**Aim of the task:**
Retype only what runs from the first line of the listing to the line holding "0.284, 0.314, 0.354];", both included. Do not retype the pictures.

====

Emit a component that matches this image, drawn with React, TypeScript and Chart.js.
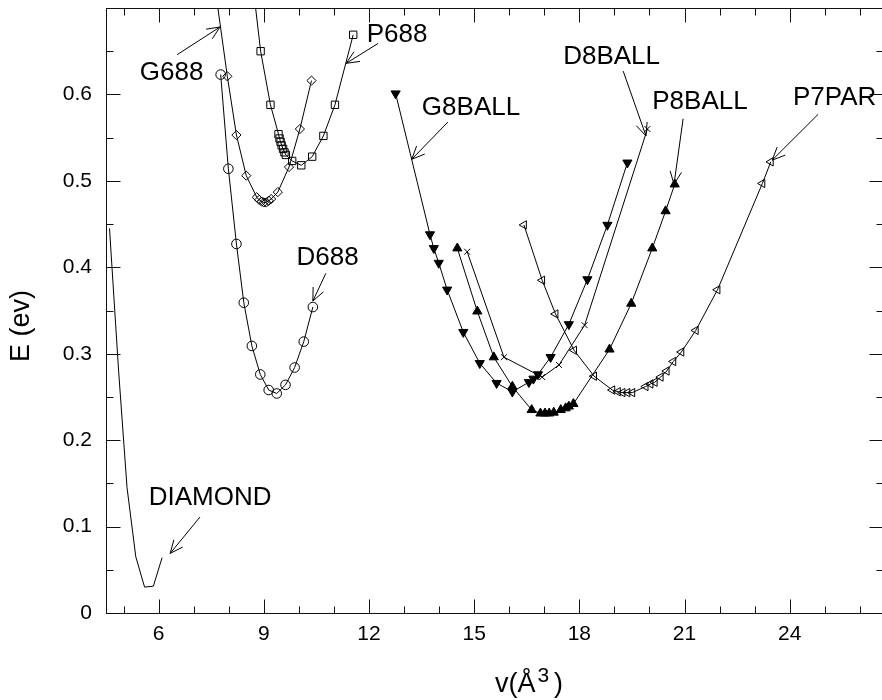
import React, { useEffect, useRef } from 'react';
import { Chart, registerables } from 'chart.js';

Chart.register(...registerables);

// ---------- tick values / labels ----------
const xTickValues = [6, 9, 12, 15, 18, 21, 24];
const xTickLabels = ['6', '9', '12', '15', '18', '21', '24'];
const xMinorTicks = [5, 7, 8, 10, 11, 13, 14, 16, 17, 19, 20, 22, 23, 25, 26];
const yTickValues = [0, 0.1, 0.2, 0.3, 0.4, 0.5, 0.6];
const yTickLabels = ['0', '0.1', '0.2', '0.3', '0.4', '0.5', '0.6'];
const yMinorTicks = [0.05, 0.15, 0.25, 0.35, 0.45, 0.55, 0.65];

// ---------- series ----------
const diamondV = [4.6, 4.86, 5.1, 5.35, 5.6, 5.85, 6.1];
const diamondE = [0.445, 0.28, 0.145, 0.065, 0.03, 0.031, 0.064];

const d688V = [7.77, 7.99, 8.22, 8.43, 8.66, 8.9, 9.14, 9.37, 9.62, 9.88, 10.14, 10.4];
const d688E = [0.623, 0.514, 0.427, 0.359, 0.309, 0.276, 0.258, 0.254, 0.264, 0.284, 0.314, 0.354];

const g688V = [7.35, 7.96, 8.22, 8.5, 8.8, 8.87, 8.94, 9.0, 9.07, 9.14, 9.21, 9.4, 9.72, 10.03, 10.36];
const g688E = [0.8, 0.621, 0.553, 0.506, 0.481, 0.478, 0.476, 0.475, 0.475, 0.477, 0.479, 0.487, 0.516, 0.56, 0.616];

const p688V = [8.48, 8.91, 9.19, 9.42, 9.45, 9.48, 9.51, 9.55, 9.59, 9.63, 9.81, 10.07, 10.38, 10.7, 11.03, 11.55];
const p688E = [0.8, 0.65, 0.588, 0.554, 0.549, 0.545, 0.541, 0.537, 0.533, 0.53, 0.523, 0.518, 0.528, 0.552, 0.588, 0.669];

const g8ballV = [12.76, 13.74, 13.85, 13.99, 14.23, 14.69, 15.16, 15.64, 16.09, 16.56, 16.69, 16.82, 17.18, 17.7, 18.23, 18.8, 19.37];
const g8ballE = [0.601, 0.438, 0.422, 0.405, 0.374, 0.325, 0.289, 0.266, 0.256, 0.267, 0.271, 0.276, 0.296, 0.334, 0.386, 0.449, 0.521];

const p8ballV = [14.52, 15.09, 15.56, 16.09, 16.64, 16.89, 17.02, 17.14, 17.27, 17.47, 17.61, 17.7, 17.83, 18.86, 19.48, 20.08, 20.46, 20.72];
const p8ballE = [0.422, 0.349, 0.296, 0.262, 0.235, 0.231, 0.231, 0.231, 0.232, 0.235, 0.237, 0.239, 0.242, 0.305, 0.358, 0.422, 0.465, 0.496];

const d8ballV = [14.8, 15.85, 16.94, 17.42, 18.15, 19.94];
const d8ballE = [0.418, 0.296, 0.273, 0.287, 0.333, 0.56];

const p7parV = [16.42, 16.94, 17.32, 17.85, 18.42, 18.94, 19.1, 19.23, 19.37, 19.51, 19.89, 20.03, 20.15, 20.32, 20.49, 20.68, 20.91, 21.32, 21.94, 23.22, 23.46];
const p7parE = [0.449, 0.385, 0.346, 0.304, 0.274, 0.258, 0.256, 0.255, 0.255, 0.255, 0.262, 0.265, 0.267, 0.273, 0.28, 0.291, 0.302, 0.327, 0.374, 0.497, 0.522];

// ---------- annotations (data coordinates) ----------
const annotations = [
  { text: 'G688', at: [6.37, 0.625], from: [6.53, 0.646], to: [7.75, 0.678] },
  { text: 'P688', at: [12.8, 0.669], from: [12.26, 0.659], to: [11.35, 0.636] },
  { text: 'D688', at: [10.82, 0.411], from: [10.77, 0.393], to: [10.4, 0.361] },
  { text: 'DIAMOND', at: [7.47, 0.133], from: [7.18, 0.111], to: [6.33, 0.069] },
  { text: 'G8BALL', at: [14.91, 0.585], from: [14.25, 0.568], to: [13.22, 0.525] },
  { text: 'D8BALL', at: [18.92, 0.644], from: [19.25, 0.627], to: [19.9, 0.552] },
  { text: 'P8BALL', at: [21.44, 0.591], from: [20.96, 0.572], to: [20.7, 0.496] },
  { text: 'P7PAR', at: [25.28, 0.596], from: [24.81, 0.577], to: [23.5, 0.524] },
];

const FONT = "'Liberation Sans', Arial, Helvetica, sans-serif";

const toXY = (xs: number[], ys: number[]) => xs.map((x, i) => ({ x, y: ys[i] }));

function series(label: string, xs: number[], ys: number[], style: any, radius: number, filled: boolean, rotation = 0) {
  return {
    label,
    data: toXY(xs, ys),
    showLine: true,
    borderColor: '#000',
    borderWidth: 1,
    tension: 0,
    pointStyle: style,
    pointRadius: radius,
    pointHoverRadius: radius,
    pointRotation: rotation,
    pointBorderColor: '#000',
    pointBorderWidth: 1,
    pointBackgroundColor: filled ? '#000' : 'rgba(0,0,0,0)',
  };
}

const framePlugin = {
  id: 'framePlugin',
  afterDraw(chart: any) {
    const { ctx, chartArea: a, scales } = chart;
    const xs = scales.x;
    const ys = scales.y;
    ctx.save();
    ctx.strokeStyle = '#111';
    ctx.lineWidth = 1;
    const L = Math.round(a.left) + 0.5;
    const R = Math.round(a.right) + 0.5;
    const T = Math.round(a.top) + 0.5;
    const B = Math.round(a.bottom) + 0.5;
    ctx.strokeRect(L, T, R - L, B - T);
    ctx.beginPath();
    const xt = (v: number, len: number) => {
      const p = Math.round(xs.getPixelForValue(v)) + 0.5;
      ctx.moveTo(p, B); ctx.lineTo(p, B - len);
      ctx.moveTo(p, T); ctx.lineTo(p, T + len);
    };
    const yt = (v: number, len: number) => {
      const p = Math.round(ys.getPixelForValue(v)) + 0.5;
      ctx.moveTo(L, p); ctx.lineTo(L + len, p);
      ctx.moveTo(R, p); ctx.lineTo(R - len, p);
    };
    xTickValues.forEach((v) => xt(v, 14));
    xMinorTicks.forEach((v) => xt(v, 7));
    yTickValues.forEach((v) => yt(v, 14));
    yMinorTicks.forEach((v) => yt(v, 7));
    ctx.stroke();

    // annotations
    ctx.fillStyle = '#000';
    ctx.strokeStyle = '#000';
    ctx.font = `26px ${FONT}`;
    ctx.textAlign = 'center';
    ctx.textBaseline = 'middle';
    annotations.forEach((an) => {
      const tx = xs.getPixelForValue(an.at[0]);
      const ty = ys.getPixelForValue(an.at[1]);
      ctx.fillText(an.text, tx, ty);
      const fx = xs.getPixelForValue(an.from[0]);
      const fy = ys.getPixelForValue(an.from[1]);
      const px = xs.getPixelForValue(an.to[0]);
      const py = ys.getPixelForValue(an.to[1]);
      const ang = Math.atan2(py - fy, px - fx);
      const hl = 14;
      const spread = 0.42;
      ctx.beginPath();
      ctx.moveTo(fx, fy);
      ctx.lineTo(px, py);
      ctx.moveTo(px - hl * Math.cos(ang - spread), py - hl * Math.sin(ang - spread));
      ctx.lineTo(px, py);
      ctx.lineTo(px - hl * Math.cos(ang + spread), py - hl * Math.sin(ang + spread));
      ctx.stroke();
    });

    // axis titles
    ctx.textAlign = 'left';
    ctx.textBaseline = 'alphabetic';
    const mainFont = `27px ${FONT}`;
    const supFont = `21px ${FONT}`;
    const p1 = 'v(Å';
    const p2 = '3';
    const p3 = ')';
    ctx.font = mainFont;
    const w1 = ctx.measureText(p1).width;
    const w3 = ctx.measureText(p3).width;
    ctx.font = supFont;
    const w2 = ctx.measureText(p2).width;
    const gapA = 2;
    const gapB = 5;
    const total = w1 + gapA + w2 + gapB + w3;
    const cx = 529;
    const base = 692;
    const x0 = cx - total / 2;
    ctx.font = mainFont;
    ctx.fillText(p1, x0, base);
    ctx.font = supFont;
    ctx.fillText(p2, x0 + w1 + gapA, base - 10);
    ctx.font = mainFont;
    ctx.fillText(p3, x0 + w1 + gapA + w2 + gapB, base);

    ctx.save();
    ctx.translate(22, 326);
    ctx.rotate(-Math.PI / 2);
    ctx.textAlign = 'center';
    ctx.textBaseline = 'middle';
    ctx.font = `27px ${FONT}`;
    ctx.fillText('E (ev)', 0, 0);
    ctx.restore();

    ctx.restore();
  },
};

export default function App() {
  const ref = useRef<HTMLCanvasElement>(null);
  useEffect(() => {
    if (!ref.current) return;
    const chart = new Chart(ref.current, {
      type: 'scatter',
      data: {
        datasets: [
          series('DIAMOND', diamondV, diamondE, 'circle', 0, false),
          series('D688', d688V, d688E, 'circle', 4.8, false),
          series('G688', g688V, g688E, 'rectRot', 4.6, false),
          series('P688', p688V, p688E, 'rect', 5.2, false),
          series('G8BALL', g8ballV, g8ballE, 'triangle', 5.3, true, 180),
          series('P8BALL', p8ballV, p8ballE, 'triangle', 5.3, true, 0),
          series('D8BALL', d8ballV, d8ballE, 'crossRot', 4.2, false),
          series('P7PAR', p7parV, p7parE, 'triangle', 4.8, false, 270),
        ] as any,
      },
      options: {
        animation: false,
        responsive: false,
        maintainAspectRatio: false,
        layout: { padding: { top: 8, right: 7, bottom: 0, left: 0 } },
        plugins: {
          legend: { display: false },
          tooltip: { enabled: false },
          title: { display: false },
        },
        scales: {
          x: {
            type: 'linear',
            min: 4.5,
            max: 26.66,
            afterBuildTicks: (s: any) => {
              s.ticks = xTickValues.map((v) => ({ value: v }));
            },
            afterFit: (s: any) => {
              s.height = 87;
              s.paddingLeft = 0;
              s.paddingRight = 0;
              s.paddingTop = 0;
              s.paddingBottom = 0;
            },
            ticks: {
              autoSkip: false,
              maxRotation: 0,
              padding: 9,
              color: '#000',
              font: { family: FONT, size: 21 },
              callback: (v: any) => {
                const i = xTickValues.indexOf(Number(v));
                return i >= 0 ? xTickLabels[i] : '';
              },
            },
            grid: { display: false, drawTicks: false },
            border: { display: false },
          },
          y: {
            type: 'linear',
            min: 0,
            max: 0.7,
            afterBuildTicks: (s: any) => {
              s.ticks = yTickValues.map((v) => ({ value: v }));
            },
            afterFit: (s: any) => {
              s.width = 106;
              s.paddingTop = 0;
              s.paddingBottom = 0;
              s.paddingLeft = 0;
              s.paddingRight = 0;
            },
            ticks: {
              autoSkip: false,
              padding: 14,
              color: '#000',
              font: { family: FONT, size: 21 },
              callback: (v: any) => {
                const i = yTickValues.findIndex((t) => Math.abs(t - Number(v)) < 1e-9);
                return i >= 0 ? yTickLabels[i] : '';
              },
            },
            grid: { display: false, drawTicks: false },
            border: { display: false },
          },
        },
      } as any,
      plugins: [framePlugin],
    });
    return () => chart.destroy();
  }, []);
  return (
    <div style={{ position: 'fixed', left: 0, top: 0, width: 890, height: 700, background: '#fff' }}>
      <canvas ref={ref} width={890} height={700} style={{ display: 'block' }} />
    </div>
  );
}
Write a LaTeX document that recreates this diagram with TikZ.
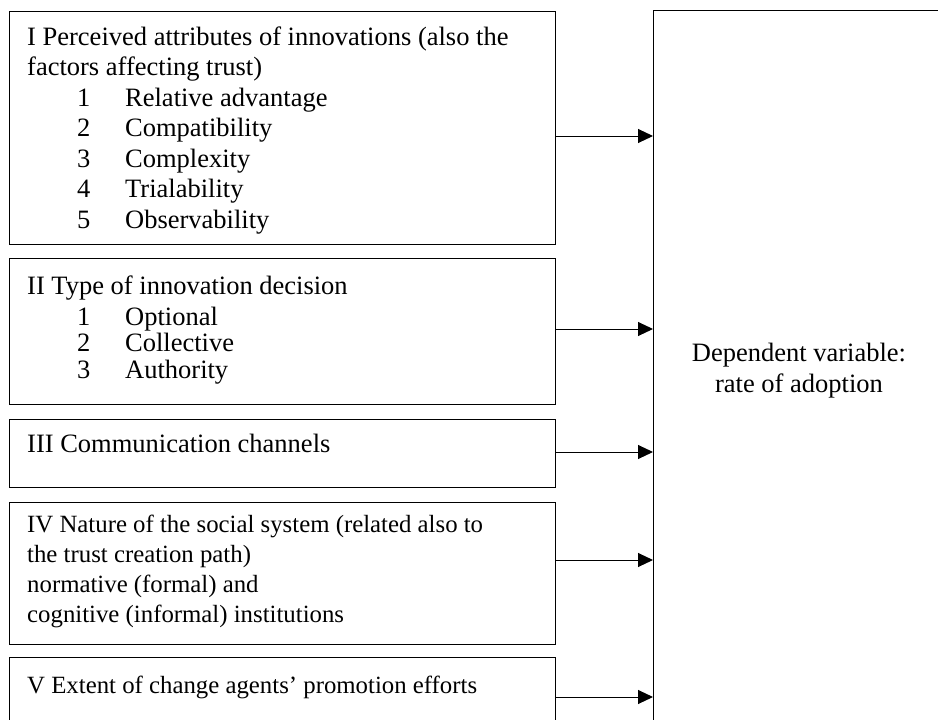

====

**Final answer:**
Emit a component that matches this image, drawn with React, TypeScript and Chart.js.
import React, { useEffect, useRef } from 'react';
import { Chart, registerables } from 'chart.js';

Chart.register(...registerables);

// ---------- tick values / labels ----------
const xTickValues = [6, 9, 12, 15, 18, 21, 24];
const xTickLabels = ['6', '9', '12', '15', '18', '21', '24'];
const xMinorTicks = [5, 7, 8, 10, 11, 13, 14, 16, 17, 19, 20, 22, 23, 25, 26];
const yTickValues = [0, 0.1, 0.2, 0.3, 0.4, 0.5, 0.6];
const yTickLabels = ['0', '0.1', '0.2', '0.3', '0.4', '0.5', '0.6'];
const yMinorTicks = [0.05, 0.15, 0.25, 0.35, 0.45, 0.55, 0.65];

// ---------- series ----------
const diamondV = [4.6, 4.86, 5.1, 5.35, 5.6, 5.85, 6.1];
const diamondE = [0.445, 0.28, 0.145, 0.065, 0.03, 0.031, 0.064];

const d688V = [7.77, 7.99, 8.22, 8.43, 8.66, 8.9, 9.14, 9.37, 9.62, 9.88, 10.14, 10.4];
const d688E = [0.623, 0.514, 0.427, 0.359, 0.309, 0.276, 0.258, 0.254, 0.264, 0.284, 0.314, 0.354];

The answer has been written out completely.